The relation between rupture initiation and earthquake magnitude

Richard M. Allen
University of California Berkeley

Erik Olson
University of Wisconsin Madison

AGU Fall Meeting 2005

Our observations from the first few seconds of P-wave arrivals show a scaling relation between the frequency content of the waveforms and the magnitude of earthquakes. This scaling relation suggests that the magnitude of an earthquake is partially determined by the initiation processes which lasts only a fraction of the total rupture duration. The observation contradicts conceptual and physical models of fault rupture which typically emphasize the importance of the physical state of a fault plane in control of the final extent of earthquake rupture.

We measure the frequency content of the waveform using the predominant period [Allen and Kanamori, 2003] observed within the first 4 sec of the P-wave trigger. Our dataset consists of 1842 waveforms from 72 earthquakes with magnitudes ranging from 3.0 to 8.3 from California, Japan, Taiwan and Alaska. The maximum predominant period is found to scale with magnitude, but also the delay of the maximum observations with respect to the trigger scales with magnitude. While up to 4 sec of data is used, the maximum predominant period is observed prior to rupture termination for all earthquakes with magnitude greater than 4.

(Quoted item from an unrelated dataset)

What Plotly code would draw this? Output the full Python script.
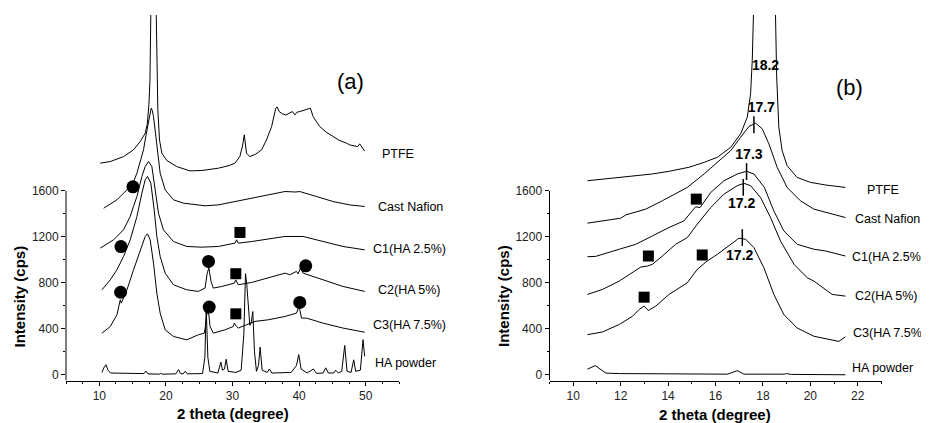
import plotly.graph_objects as go

# browser page offset (default body margin) is compensated in the geometry helpers below
PAGE_OFF = 8
WIN_W, WIN_H = 929, 423
W, H = WIN_W - PAGE_OFF, WIN_H - PAGE_OFF

# ---------------- Panel (a) data ----------------
a_ptfe_x = [10.15, 11.65, 13.64, 15.14, 16.14, 16.9, 17.2, 17.45, 17.6, 17.72, 17.79, 18.17, 18.54, 18.64, 18.79,
            19.04, 19.39, 20.14, 21.64, 23.6, 25.4, 27.87, 29.5, 30.37, 31.1, 31.5, 31.77, 32.1, 32.6, 33.5,
            34.37, 35.1, 35.87, 36.5, 36.7, 37.0, 37.5, 38.0, 38.6, 39.0, 39.36, 39.7, 40.1, 40.8, 41.36,
            41.7, 42.1, 43.1, 44.1, 45.1, 46.0, 47.1, 47.6, 48.4, 48.8, 49.1, 49.5, 49.85]
a_ptfe_y = [1841, 1855, 1898, 1957, 2029, 2102, 2180, 2350, 2550, 2800, 3174, 5000, 3174, 2739, 2304,
            2043, 1928, 1864, 1811, 1774, 1777, 1797, 1820, 1841, 1898, 1990, 2087, 1928, 1898, 1920,
            1957, 2043, 2159, 2319, 2330, 2290, 2270, 2260, 2276, 2290, 2261, 2285, 2290, 2300, 2310,
            2319, 2246, 2159, 2110, 2073, 2040, 2015, 2000, 1990, 1985, 2009, 1970, 1945]

a_naf_x = [10.65, 12.65, 14.15, 15.15, 15.65, 16.2, 16.64, 17.0, 17.39, 17.65, 17.79, 17.95, 18.14, 18.4,
           18.64, 19.14, 19.89, 21.14, 22.63, 24.38, 25.88, 27.87, 30.37, 32.88, 35.36, 37.87, 39.5,
           40.1, 42.6, 45.1, 47.6, 49.85]
a_naf_y = [1449, 1522, 1609, 1680, 1754, 1860, 1957, 2080, 2217, 2300, 2319, 2300, 2246, 2120,
           1985, 1754, 1609, 1522, 1493, 1478, 1470, 1478, 1507, 1536, 1565, 1594, 1590,
           1594, 1551, 1507, 1478, 1464]

a_c1_x = [10.15, 12.14, 13.64, 14.64, 15.1, 15.65, 16.4, 16.89, 17.39, 17.89, 18.39, 18.88, 19.63, 21.14,
          23.13, 25.4, 27.87, 30.37, 30.62, 30.85, 32.88, 35.36, 37.87, 40.6, 43.6, 46.6, 49.85]
a_c1_y = [1102, 1174, 1261, 1377, 1460, 1551, 1725, 1812, 1855, 1812, 1609, 1406, 1261, 1159,
          1116, 1110, 1116, 1145, 1174, 1145, 1159, 1180, 1203, 1203, 1159, 1116, 1087]

a_c2_x = [10.4, 11.65, 12.65, 13.64, 14.64, 15.65, 16.4, 16.89, 17.24, 17.74, 18.24, 18.64, 19.14, 19.89,
          21.14, 23.13, 24.88, 25.88, 26.2, 26.45, 26.78, 27.12, 28.38, 30.27, 30.48, 30.87, 32.88, 35.36,
          37.87, 38.6, 39.6, 39.85, 40.2, 40.6, 43.6, 46.6, 49.85]
a_c2_y = [739, 826, 913, 1029, 1174, 1377, 1580, 1696, 1725, 1667, 1435, 1203, 1029, 884,
          783, 739, 725, 754, 884, 928, 811, 754, 768, 797, 826, 783, 803, 841,
          884, 870, 899, 878, 928, 884, 826, 768, 725]

a_c3_x = [10.4, 11.65, 12.65, 13.04, 13.15, 13.3, 14.15, 15.14, 16.14, 16.89, 17.24, 17.64, 18.14, 18.64,
          19.14, 19.89, 21.14, 23.13, 24.88, 25.78, 26.0, 26.2, 26.45, 26.63, 27.12, 28.88, 30.12, 30.27,
          30.6, 30.87, 32.1, 33.37, 35.36, 37.87, 39.6, 40.0, 40.36, 41.1, 43.6, 46.6, 49.85]
a_c3_y = [362, 420, 522, 609, 652, 623, 739, 913, 1087, 1203, 1226, 1174, 971, 710,
          536, 391, 333, 304, 348, 362, 450, 560, 520, 420, 362, 391, 420, 449,
          420, 406, 435, 464, 478, 507, 536, 594, 493, 493, 449, 406, 370]

a_ha_x = [10.4, 10.65, 11.0, 11.3, 11.7, 13, 15, 16.7, 17.0, 17.3, 19, 19.2, 19.5, 21.5, 21.9, 22.2, 22.6,
          22.9, 23.2, 25.5, 25.85, 26.05, 26.3, 26.6, 27.8, 28.25, 28.5, 28.8, 29.05, 29.35, 30.5, 31.3,
          31.7, 31.95, 32.15, 32.35, 32.6, 32.8, 33.05, 33.3, 33.6, 33.9, 34.15, 34.45, 35.2, 35.55,
          35.9, 38.8, 39.35, 39.6, 39.95, 40.3, 41.2, 42.15, 42.6, 43.6, 44.0, 44.4, 45.2, 45.5, 45.9,
          46.4, 46.85, 47.2, 47.8, 48.2, 48.5, 49.2, 49.6, 49.85]
a_ha_y = [20, 58, 87, 40, 15, 12, 10, 10, 32, 8, 5, 12, 5, 8, 45, 10, 8,
          30, 8, 10, 150, 580, 150, 30, 15, 110, 40, 50, 135, 30, 20, 40,
          350, 880, 780, 650, 430, 450, 550, 200, 30, 80, 240, 40, 20, 50,
          15, 20, 60, 80, 175, 50, 15, 50, 12, 15, 60, 15, 15, 40, 15,
          30, 255, 30, 20, 130, 30, 40, 305, 160]

a_circle_x = [15.05, 13.25, 26.4, 41.0, 13.2, 26.5, 40.1]
a_circle_y = [1635, 1115, 986, 948, 718, 589, 629]
a_square_x = [31.12, 30.5, 30.5]
a_square_y = [1238, 879, 530]

# ---------------- Panel (b) data ----------------
b_ptfe_x = [10.6, 11.94, 13.34, 14.04, 14.88, 15.52, 16.08, 16.64, 17.06, 17.34, 17.48, 17.55, 17.6, 18.07,
            18.53, 18.58, 18.67, 18.81, 19.02, 19.44, 20.0, 20.64, 21.48]
b_ptfe_y = [1688, 1717, 1747, 1770, 1805, 1848, 1892, 1979, 2096, 2241, 2446, 2736, 3130, 5000,
            3130, 2591, 2154, 1950, 1819, 1717, 1674, 1651, 1630]

b_naf_x = [10.6, 12.0, 12.22, 13.06, 13.76, 14.32, 14.81, 15.52, 16.08, 16.64, 17.06, 17.41, 17.69, 17.97,
           18.25, 18.6, 19.02, 19.58, 20.15, 20.64, 21.48]
b_naf_y = [1319, 1362, 1391, 1441, 1514, 1572, 1630, 1747, 1848, 1950, 2066, 2160, 2189, 2140,
           2009, 1805, 1630, 1514, 1441, 1412, 1368]

b_c1_x = [10.6, 10.95, 11.94, 12.64, 13.34, 14.04, 14.67, 15.0, 15.16, 15.35, 15.8, 16.36, 16.92, 17.31,
          17.62, 18.06, 18.46, 18.88, 19.44, 20.15, 20.64, 21.48]
b_c1_y = [1027, 1030, 1092, 1135, 1208, 1281, 1339, 1420, 1461, 1455, 1586, 1688, 1747, 1770,
          1747, 1630, 1426, 1252, 1135, 1092, 1077, 1033]

b_c2_x = [10.6, 11.23, 11.94, 12.36, 12.85, 13.13, 13.34, 13.76, 14.32, 14.81, 15.23, 15.8, 16.36, 16.92,
          17.2, 17.48, 17.9, 18.32, 18.74, 19.31, 19.87, 20.15, 20.92, 21.48]
b_c2_y = [699, 742, 815, 873, 937, 946, 961, 1033, 1135, 1193, 1310, 1455, 1572, 1645,
          1665, 1645, 1542, 1368, 1164, 961, 844, 815, 699, 684]

b_c3_x = [10.6, 11.23, 11.94, 12.5, 12.78, 12.99, 13.17, 13.48, 14.04, 14.81, 15.23, 15.65, 16.08, 16.64,
          16.99, 17.27, 17.62, 18.04, 18.46, 18.88, 19.44, 20.15, 20.8, 21.2, 21.48]
b_c3_y = [349, 372, 437, 509, 568, 597, 559, 597, 699, 800, 917, 990, 1048, 1135,
          1188, 1179, 1106, 931, 699, 524, 407, 335, 305, 290, 330]

b_ha_x = [10.6, 10.93, 11.38, 12.0, 14.0, 16.5, 16.92, 17.2, 18.9, 19.0, 19.2, 20.0, 21.48]
b_ha_y = [49, 79, 14, 10, 8, 5, 35, 5, 5, 10, 3, 0, 0]

b_square_x = [15.19, 13.17, 15.44, 12.99]
b_square_y = [1528, 1033, 1042, 675]

b_peak_x = [17.62, 17.31, 17.17, 17.13]
b_peak_y = [2175, 1768, 1630, 1193]
b_label_x = [18.11, 17.93, 17.41, 17.1, 17.02]
b_label_y = [2678, 2314, 1907, 1479, 1033]
b_label_text = ["18.2", "17.7", "17.3", "17.2", "17.2"]

series_names = ["PTFE", "Cast Nafion", "C1(HA 2.5%)", "C2(HA 5%)", "C3(HA 7.5%)", "HA powder"]

y_tick_vals = [0, 400, 800, 1200, 1600]
y_minor_vals = [200, 600, 1000, 1400]
a_x_ticks = [10, 20, 30, 40, 50]
b_x_ticks = [10, 12, 14, 16, 18, 20, 22]

# ---------------- layout geometry (window pixels) ----------------
FONT = "Arial, Liberation Sans, sans-serif"
a_left, a_right = 66, 399
b_left, b_right = 549.5, 881.5
p_top, p_bot = 15, 380.5
Y_RANGE = [-50, 3130]

def px(x):
    return (x - PAGE_OFF) / W

def py(y):
    return 1 - (y - PAGE_OFF) / H

fig = go.Figure()

def add_line(x, y, xa, ya):
    fig.add_trace(go.Scatter(x=x, y=y, mode="lines", xaxis=xa, yaxis=ya,
                             line=dict(color="black", width=1), showlegend=False, hoverinfo="skip"))

for xs, ys in [(a_ptfe_x, a_ptfe_y), (a_naf_x, a_naf_y), (a_c1_x, a_c1_y), (a_c2_x, a_c2_y),
               (a_c3_x, a_c3_y), (a_ha_x, a_ha_y)]:
    add_line(xs, ys, "x", "y")
for xs, ys in [(b_ptfe_x, b_ptfe_y), (b_naf_x, b_naf_y), (b_c1_x, b_c1_y), (b_c2_x, b_c2_y),
               (b_c3_x, b_c3_y), (b_ha_x, b_ha_y)]:
    add_line(xs, ys, "x2", "y2")

fig.add_trace(go.Scatter(x=a_circle_x, y=a_circle_y, mode="markers", xaxis="x", yaxis="y",
                         marker=dict(symbol="circle", size=13, color="black"), showlegend=False,
                         hoverinfo="skip", cliponaxis=False))
fig.add_trace(go.Scatter(x=a_square_x, y=a_square_y, mode="markers", xaxis="x", yaxis="y",
                         marker=dict(symbol="square", size=11, color="black"), showlegend=False,
                         hoverinfo="skip", cliponaxis=False))
fig.add_trace(go.Scatter(x=b_square_x, y=b_square_y, mode="markers", xaxis="x2", yaxis="y2",
                         marker=dict(symbol="square", size=11, color="black"), showlegend=False,
                         hoverinfo="skip", cliponaxis=False))
fig.add_trace(go.Scatter(x=b_peak_x, y=b_peak_y, mode="markers", xaxis="x2", yaxis="y2",
                         marker=dict(symbol="line-ns", size=12, color="black",
                                     line=dict(color="black", width=1.5)),
                         showlegend=False, hoverinfo="skip", cliponaxis=False))
fig.add_trace(go.Scatter(x=b_label_x, y=b_label_y, mode="text", xaxis="x2", yaxis="y2",
                         text=b_label_text, textposition="middle center",
                         textfont=dict(family=FONT, size=14, color="black", weight="bold"),
                         showlegend=False, hoverinfo="skip", cliponaxis=False))

tickfont = dict(family=FONT, size=12, color="#222222")

def xaxis_cfg(domain, rng, ticks, minor_dtick, anchor):
    return dict(domain=domain, range=rng, anchor=anchor, showgrid=False, zeroline=False,
                showline=True, linecolor="black", linewidth=1,
                tickmode="array", tickvals=ticks, ticks="outside", ticklen=4, tickwidth=1,
                tickcolor="black", tickfont=tickfont,
                minor=dict(dtick=minor_dtick, tick0=0, ticks="outside", ticklen=2, tickcolor="black"))

def yaxis_cfg(anchor):
    return dict(domain=[py(p_bot), py(p_top)], range=Y_RANGE, anchor=anchor, showgrid=False,
                zeroline=False, showline=False, tickmode="array", tickvals=y_tick_vals,
                ticks="outside", ticklen=4, tickwidth=1, tickcolor="black", tickfont=tickfont,
                minor=dict(tickmode="array", tickvals=y_minor_vals, ticks="outside", ticklen=2,
                           tickcolor="black"))

fig.update_layout(
    width=W, height=H, margin=dict(l=0, r=0, t=0, b=0),
    paper_bgcolor="white", plot_bgcolor="white",
    xaxis=xaxis_cfg([px(a_left), px(a_right)], [5, 55], a_x_ticks, 2.5, "y"),
    yaxis=yaxis_cfg("x"),
    xaxis2=xaxis_cfg([px(b_left), px(b_right)], [9, 23], b_x_ticks, 1, "y2"),
    yaxis2=yaxis_cfg("x2"),
)

# partial y-axis lines (only up to 1600)
for xr, yr in [("x domain", "y"), ("x2 domain", "y2")]:
    fig.add_shape(type="line", xref=xr, yref=yr, x0=0, x1=0, y0=Y_RANGE[0], y1=y_tick_vals[-1],
                  line=dict(color="black", width=1))

ann = []
LAB_FONT = dict(family=FONT, size=12.5, color="black")
a_lab_pos = [(381, 154), (376.5, 207), (371.5, 249), (377, 290), (372, 325), (374, 363)]
b_lab_pos = [(865.5, 190), (854, 219.3), (851, 257.3), (854, 296), (852, 333.3), (850.5, 368)]
for name, (lx, ly) in zip(series_names, a_lab_pos):
    ann.append(dict(text=name, x=px(lx), y=py(ly), xref="paper", yref="paper", xanchor="left",
                    yanchor="middle", showarrow=False, font=LAB_FONT, borderpad=0))
for name, (lx, ly) in zip(series_names, b_lab_pos):
    ann.append(dict(text=name, x=px(lx), y=py(ly), xref="paper", yref="paper", xanchor="left",
                    yanchor="middle", showarrow=False, font=LAB_FONT, borderpad=0))

for t, (cx, cy) in [("(a)", (350, 82)), ("(b)", (849, 87))]:
    ann.append(dict(text=t, x=px(cx), y=py(cy), xref="paper", yref="paper", xanchor="center",
                    yanchor="middle", showarrow=False, font=dict(family=FONT, size=22, color="black")))

for cx, cy in [(233, 413), (715, 414)]:
    ann.append(dict(text="<b>2 theta (degree)</b>", x=px(cx), y=py(cy), xref="paper", yref="paper",
                    xanchor="center", yanchor="middle", showarrow=False,
                    font=dict(family=FONT, size=15, color="black")))
for cx, cy in [(18.5, 297), (503, 296)]:
    ann.append(dict(text="<b>Intensity (cps)</b>", x=px(cx), y=py(cy), xref="paper", yref="paper",
                    xanchor="center", yanchor="middle", textangle=-90, showarrow=False,
                    font=dict(family=FONT, size=15, color="black")))

fig.update_layout(annotations=ann)
fig.write_html("out.html")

The range of predominant period values for earthquakes of a given size is approximately plus or minus 1 magnitude unit. This variability can be interpreted at the effect of the physical state of the fault plane. If the state is favorable to rupture, the magnitude will be one unit larger than average, while if it is unfavorable the earthquake will be smaller. Understanding the physics of this process may enable us to predict the magnitude of earthquakes without accurate knowledge of the surrounding state of stress across a fault plane.